WORK REQUIRED:
The records should be repeated word for word, pictures excluded.
##### DATA ROWS
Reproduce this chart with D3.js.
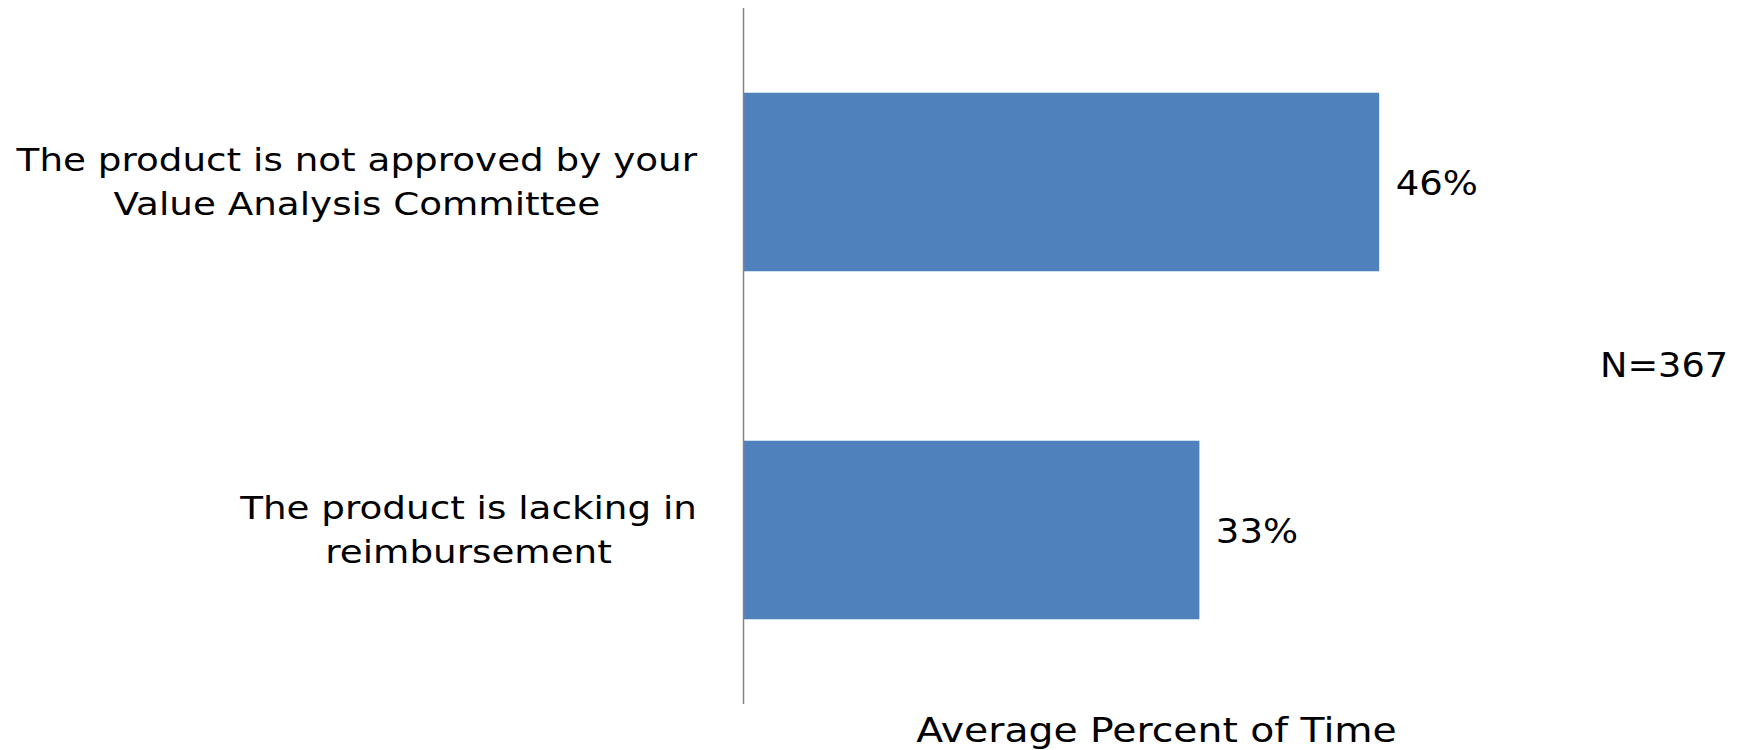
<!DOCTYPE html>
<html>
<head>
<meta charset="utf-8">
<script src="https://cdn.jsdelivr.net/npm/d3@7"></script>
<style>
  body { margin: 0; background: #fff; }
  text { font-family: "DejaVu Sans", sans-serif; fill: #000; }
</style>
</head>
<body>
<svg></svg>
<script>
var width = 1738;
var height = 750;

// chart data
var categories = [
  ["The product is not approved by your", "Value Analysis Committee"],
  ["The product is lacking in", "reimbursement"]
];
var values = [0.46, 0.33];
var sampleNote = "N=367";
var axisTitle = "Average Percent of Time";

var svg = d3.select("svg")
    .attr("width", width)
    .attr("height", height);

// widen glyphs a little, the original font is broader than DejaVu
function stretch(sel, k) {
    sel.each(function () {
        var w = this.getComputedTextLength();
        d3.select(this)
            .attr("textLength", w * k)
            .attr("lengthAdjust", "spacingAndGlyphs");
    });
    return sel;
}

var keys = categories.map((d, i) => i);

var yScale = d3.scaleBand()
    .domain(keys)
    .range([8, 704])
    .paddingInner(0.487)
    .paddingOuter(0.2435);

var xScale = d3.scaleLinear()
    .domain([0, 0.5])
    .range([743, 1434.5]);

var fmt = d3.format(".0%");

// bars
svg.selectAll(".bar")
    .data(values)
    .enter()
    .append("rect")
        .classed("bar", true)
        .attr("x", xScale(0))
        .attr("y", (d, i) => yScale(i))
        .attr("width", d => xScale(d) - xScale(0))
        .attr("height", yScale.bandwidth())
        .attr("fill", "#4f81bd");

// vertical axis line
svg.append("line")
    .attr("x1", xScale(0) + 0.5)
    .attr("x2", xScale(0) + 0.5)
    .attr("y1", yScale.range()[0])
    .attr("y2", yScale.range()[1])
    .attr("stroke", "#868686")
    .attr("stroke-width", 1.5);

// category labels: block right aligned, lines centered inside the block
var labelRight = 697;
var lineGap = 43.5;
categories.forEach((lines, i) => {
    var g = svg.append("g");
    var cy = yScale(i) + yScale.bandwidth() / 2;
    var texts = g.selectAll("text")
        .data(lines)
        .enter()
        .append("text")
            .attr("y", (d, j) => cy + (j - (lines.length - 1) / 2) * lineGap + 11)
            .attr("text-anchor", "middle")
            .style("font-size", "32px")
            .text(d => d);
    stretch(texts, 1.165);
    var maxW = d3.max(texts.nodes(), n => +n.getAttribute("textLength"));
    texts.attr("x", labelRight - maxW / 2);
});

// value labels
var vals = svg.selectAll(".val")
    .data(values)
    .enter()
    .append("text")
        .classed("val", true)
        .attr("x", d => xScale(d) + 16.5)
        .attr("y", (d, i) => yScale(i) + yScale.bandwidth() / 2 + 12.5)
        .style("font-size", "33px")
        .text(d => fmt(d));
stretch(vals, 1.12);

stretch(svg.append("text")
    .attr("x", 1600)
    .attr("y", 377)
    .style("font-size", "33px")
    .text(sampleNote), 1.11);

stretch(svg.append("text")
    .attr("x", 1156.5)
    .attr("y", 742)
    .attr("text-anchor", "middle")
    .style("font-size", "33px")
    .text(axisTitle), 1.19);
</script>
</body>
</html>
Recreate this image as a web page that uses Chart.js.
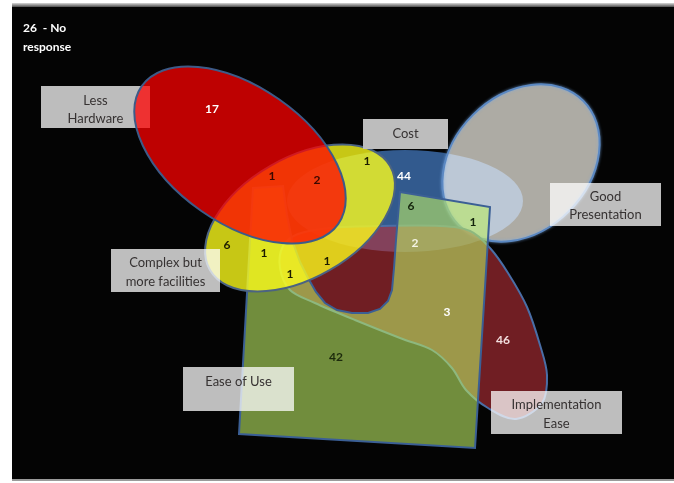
##########
OUTPUT FOR THIS TASK:
Reproduce this chart with D3.js.
<!DOCTYPE html>
<html>
<head>
<meta charset="utf-8">
<script src="https://cdn.jsdelivr.net/npm/d3@7"></script>
<style>
  body { margin: 0; background: #fff; }
  text { font-family: "DejaVu Sans", sans-serif; fill: #000; }
</style>
</head>
<body>
<svg></svg>
<script>
var width = 1738;
var height = 750;

// chart data
var categories = [
  ["The product is not approved by your", "Value Analysis Committee"],
  ["The product is lacking in", "reimbursement"]
];
var values = [0.46, 0.33];
var sampleNote = "N=367";
var axisTitle = "Average Percent of Time";

var svg = d3.select("svg")
    .attr("width", width)
    .attr("height", height);

// widen glyphs a little, the original font is broader than DejaVu
function stretch(sel, k) {
    sel.each(function () {
        var w = this.getComputedTextLength();
        d3.select(this)
            .attr("textLength", w * k)
            .attr("lengthAdjust", "spacingAndGlyphs");
    });
    return sel;
}

var keys = categories.map((d, i) => i);

var yScale = d3.scaleBand()
    .domain(keys)
    .range([8, 704])
    .paddingInner(0.487)
    .paddingOuter(0.2435);

var xScale = d3.scaleLinear()
    .domain([0, 0.5])
    .range([743, 1434.5]);

var fmt = d3.format(".0%");

// bars
svg.selectAll(".bar")
    .data(values)
    .enter()
    .append("rect")
        .classed("bar", true)
        .attr("x", xScale(0))
        .attr("y", (d, i) => yScale(i))
        .attr("width", d => xScale(d) - xScale(0))
        .attr("height", yScale.bandwidth())
        .attr("fill", "#4f81bd");

// vertical axis line
svg.append("line")
    .attr("x1", xScale(0) + 0.5)
    .attr("x2", xScale(0) + 0.5)
    .attr("y1", yScale.range()[0])
    .attr("y2", yScale.range()[1])
    .attr("stroke", "#868686")
    .attr("stroke-width", 1.5);

// category labels: block right aligned, lines centered inside the block
var labelRight = 697;
var lineGap = 43.5;
categories.forEach((lines, i) => {
    var g = svg.append("g");
    var cy = yScale(i) + yScale.bandwidth() / 2;
    var texts = g.selectAll("text")
        .data(lines)
        .enter()
        .append("text")
            .attr("y", (d, j) => cy + (j - (lines.length - 1) / 2) * lineGap + 11)
            .attr("text-anchor", "middle")
            .style("font-size", "32px")
            .text(d => d);
    stretch(texts, 1.165);
    var maxW = d3.max(texts.nodes(), n => +n.getAttribute("textLength"));
    texts.attr("x", labelRight - maxW / 2);
});

// value labels
var vals = svg.selectAll(".val")
    .data(values)
    .enter()
    .append("text")
        .classed("val", true)
        .attr("x", d => xScale(d) + 16.5)
        .attr("y", (d, i) => yScale(i) + yScale.bandwidth() / 2 + 12.5)
        .style("font-size", "33px")
        .text(d => fmt(d));
stretch(vals, 1.12);

stretch(svg.append("text")
    .attr("x", 1600)
    .attr("y", 377)
    .style("font-size", "33px")
    .text(sampleNote), 1.11);

stretch(svg.append("text")
    .attr("x", 1156.5)
    .attr("y", 742)
    .attr("text-anchor", "middle")
    .style("font-size", "33px")
    .text(axisTitle), 1.19);
</script>
</body>
</html>
Recreate this image as a web page that uses Chart.js.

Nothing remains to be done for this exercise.